Thomas’ assessment of study participants was similar.
Both Catawba interns are proud of their work and say their supervising scientists are also proud of them.
“They had already put a lot of time into training Aliyah and I on ethics, safety, in us taking online course modules, such as one on food safety prep,” Thomas said. “Once they invest so much into you, they want to keep you and they’re proud of what you have become.”
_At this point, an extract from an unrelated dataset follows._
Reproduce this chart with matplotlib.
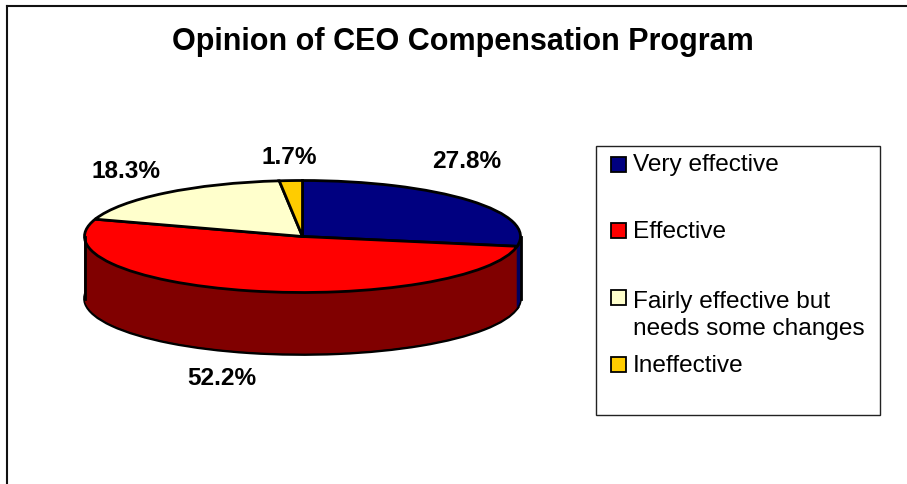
import matplotlib
matplotlib.use('Agg')
import matplotlib.pyplot as plt
from matplotlib.patches import Rectangle

plt.rcParams['font.family'] = ['Liberation Sans', 'DejaVu Sans']

# Data
categories = ['Very effective', 'Effective', 'Fairly effective but\nneeds some changes', 'Ineffective']
values = [27.8, 52.2, 18.3, 1.7]
value_labels = ['27.8%', '52.2%', '18.3%', '1.7%']
top_colors = ['#000080', '#FF0000', '#FFFFCC', '#FFCC00']
side_colors = ['#000060', '#800000', '#808066', '#806600']

W, H = 907, 485
fig = plt.figure(figsize=(W / 100, H / 100), dpi=100)

# overlay in pixel coordinates for frame, title, labels and legend
over = fig.add_axes([0, 0, 1, 1], zorder=3)
over.set_xlim(0, W)
over.set_ylim(H, 0)
over.axis('off')
over.patch.set_alpha(0)

# pie axes: x range -1..1 is the ellipse width, y is squashed so it looks tilted
cx, cy, rx, ry, depth = 302.5, 237.5, 218, 56, 62
ax = fig.add_axes([(cx - rx) / W, 1 - (cy + ry + depth) / H, 2 * rx / W, (2 * ry + depth) / H])
d = depth / ry

# side wall: stack of dark pies, one pixel apart
for i in range(depth + 1):
    off = -d * (1 - i / depth)
    wedges, _ = ax.pie(values, colors=side_colors, startangle=90, counterclock=False,
                       center=(0, off), radius=1, frame=True)
    for w in wedges:
        w.set_clip_on(False)
        if i == 0:
            w.set_edgecolor('black')
            w.set_linewidth(2)
ax.plot([-1, -1], [0, -d], color='black', lw=2, clip_on=False)
ax.plot([1, 1], [0, -d], color='black', lw=2, clip_on=False)

# top face
wedges, _ = ax.pie(values, colors=top_colors, startangle=90, counterclock=False,
                   radius=1, frame=True, wedgeprops=dict(edgecolor='black', linewidth=2))
for w in wedges:
    w.set_clip_on(False)
ax.set_aspect('auto')
ax.set_xlim(-1, 1)
ax.set_ylim(-1 - d, 1)
ax.axis('off')

# chart frame, only top and left show in the picture
over.plot([6.5, W], [6.5, 6.5], color='#111111', lw=1.5)
over.plot([6.5, 6.5], [6.5, H], color='#111111', lw=1.5)

over.text(463, 42, 'Opinion of CEO Compensation Program', ha='center', va='center',
          fontsize=22, fontweight='bold')

fs = 17.6
label_pos = [(467, 168), (222, 385), (126, 178), (289, 164)]
for lab, (x, y) in zip(value_labels, label_pos):
    over.text(x, y, lab, ha='center', va='baseline', fontsize=fs, fontweight='bold')

# legend
over.add_patch(Rectangle((595.5, 146.5), 284, 270, facecolor='white', edgecolor='#222222', lw=1))
for i, (cat, col) in enumerate(zip(categories, top_colors)):
    y0 = 157.5 + 66.9 * i
    over.add_patch(Rectangle((610.5, y0), 15, 15, facecolor=col, edgecolor='black', lw=1.3))
    # multi-line text sits on its last baseline
    over.text(633, y0 + 13.5 + 30 * cat.count('\n'), cat, ha='left', va='baseline',
              fontsize=fs, linespacing=1.3)

fig.savefig('out.png', dpi=100)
“From this internship, I have definitely learned to think on my own and having the confidence to do the work without having someone standing over your shoulders telling you what to do,” Aliyah explained. “It was up to us to manage our time, complete our tasks and do it in a specific time frame. We always had help if we needed it, but we didn’t have someone standing over us. I think that was what gave us that push to achieve; it was a real job.”
For Those Catawba Students Who Follow
Dr. Sabo sees relationships he and his students have built at the NCRC as part of the pipeline that connects the Catawba campus to the NCRC in Kannapolis.
“This situation we have – this partnership – puts the content of chemistry in the context of the workforce,” he said. “We are satisfying Catawba’s mission of personal attention and career preparation, and on a big scale. It’s a win-win for us.”
“We were ambassadors for Catawba at NCRC to start a pipeline for future students,” Thomas agreed.
Dr. Steven H. Zeisel, director of UNC Chapel Hill’s Nutrition Research Institute, concurred. “We are pleased to give serious-minded students like Thomas and Aliyah hands-on experience in our labs and they have made significant contributions to this research project. We look forward to expanding our partnership with Catawba College and mentoring more talented students like Thomas and Aliyah.”
And to the students who will follow Thomas and Aliyah at the research campus, Thomas had this advice: “Be a sponge and absorb everything. Every day, every minute we were at the research center, we were learning something. You never know who’s going to come through the door or who you’re going to talk to. Give it your all and take from it everything you can.”